こちらは始めるにあたってのハードルは低いのですが、実践してみても何かしらの手応えのようなものを感じることができませんでした。私自身はヨガについてはある程度の知識はありますが、やはり序盤は道場やスクールのようなところへいってある程度のレクチャーを受けた方がよいというのを感じました。それで近辺で探してみたのですが、すべて男性お断りだったので諦めました。

それで最後に残ったのがストレッチです。
「ストレッチは体によい。」と安易に考えている人が多いのですが、実はは適切な方法で行わなければ逆に体を痛めてしまうものです。ですから「ストレッチをすればいいですか?」などと聞かれても難しいから辞めおいた方がいいという返事をしていました。ただ、他の選択肢が潰れてしまったのでこれは本格的にストレッチについて掘りさげるよい機会かもしれないと思い勉強をしてみることにしました。
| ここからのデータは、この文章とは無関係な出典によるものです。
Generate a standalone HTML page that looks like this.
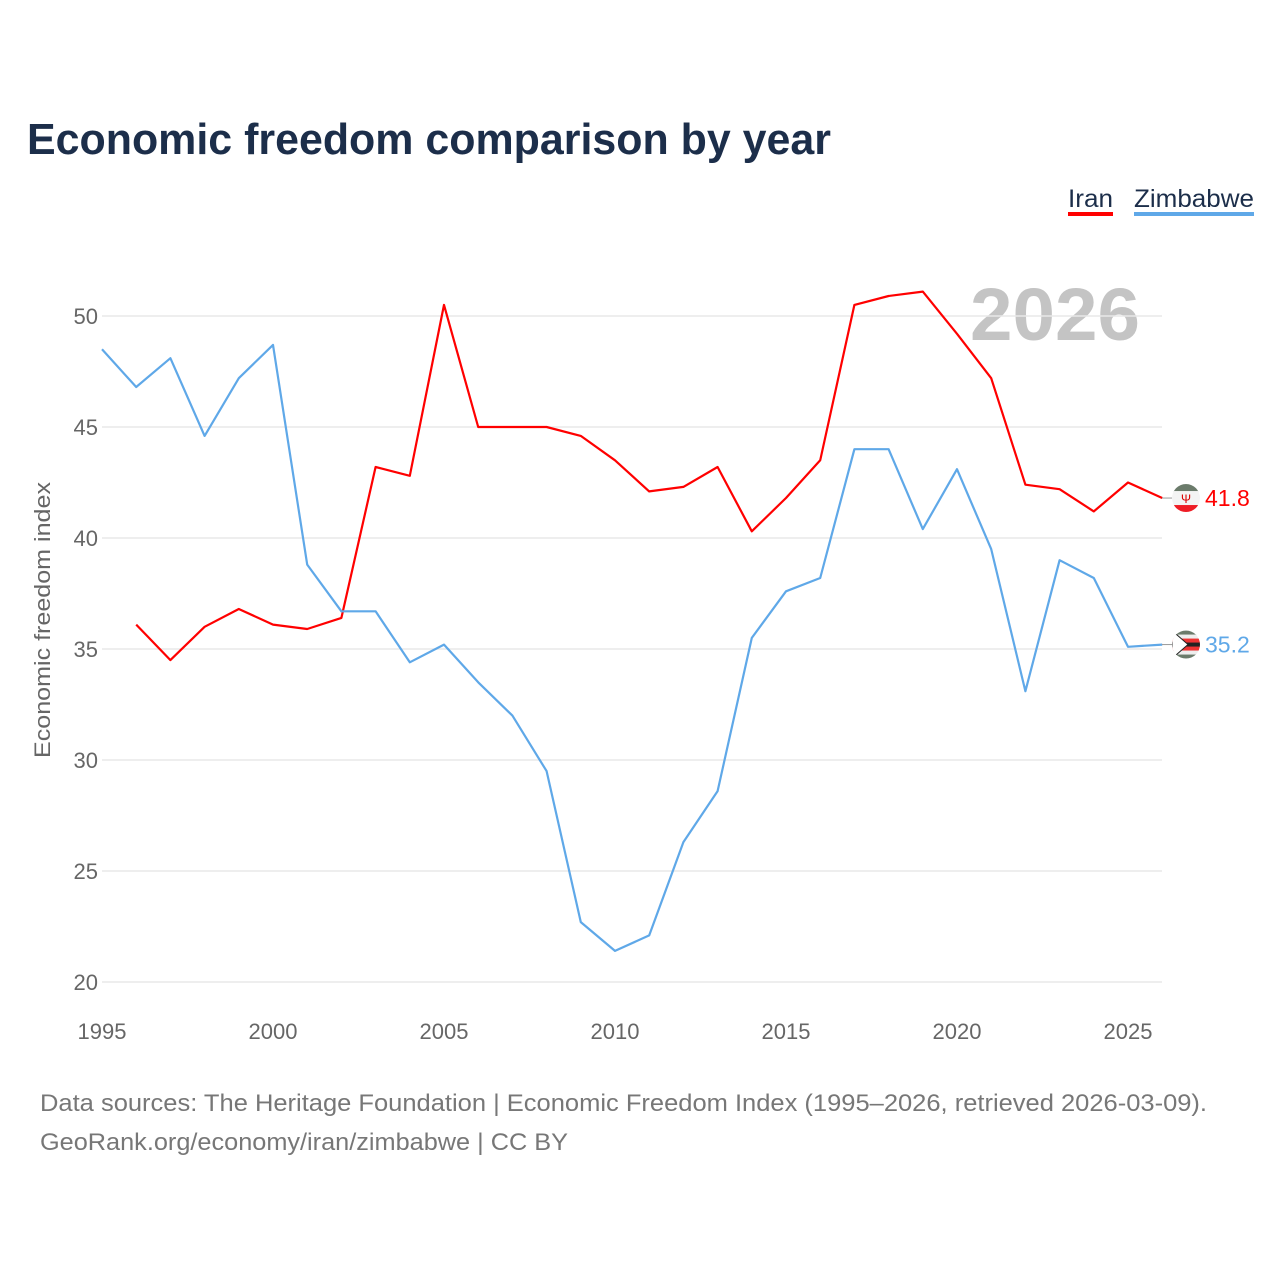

それでスポーツ科学の分野でストレッチに関するいくつかの論文をあたってみました。
すると、以下のようなことがおぼろげにわかってきます。

・筋トレで筋肉の量を増やすことに主眼を置いていると体の柔軟性は失われる
・ストレッチをすると運動能力が下がり、怪我の確率も上がるという論文があり様々な記事などで頻繁に取り上げられるが、ストレッチの有効性とデメリットを語るのはこの論文だけでは不十分であるらしい。
・筋肉と体の柔軟性は対立する関係があり、柔軟性を高めすぎると運動能力が下がる可能性がある。
・柔軟性を高めすぎて腰痛に悩むようになったなんていう話も・・・。

このような情報を踏まえて考えると、1つの考えが浮かんできます。

「コアトレーニングとストレッチを組み合わせて体づくりを考えるのがよいのかもしれない。」

ということです。
コアトレーニングがなにかを簡単に説明すると、体の力を中心に集めるための力のまとまりとでもいうのでしょうか。ちょっと違うかもしれませんが、コアというのを丹田と捉えて「丹田に力を集める。」とするとなんとなくピンとくる人が多いのではないでしょうか。また、コアトレーニングというのは、最初にあげた張力トレーニングがそれにあたると思うのですが、日々の整体指導がコアトレーニングになっているはずなので私の場合はあまり考える必要がないかと思えます。

このような考えに沿って書籍を探していたら、以下の本を見つけました。

strechtowin.jpgのサムネイル画像


まだ途中までしか読めていないのですが、たぶん、私にとってはこれが正解のような気がしています。簡単に内容を紹介しておくと、スポーツを行う上で体の柔軟性にはどのように向き合っていくのがよいのかというものです。今後は、この内容に沿って実践に落とし込んでゆこうと考えてますので、成果があがればその中身をまた紹介しようと考えています。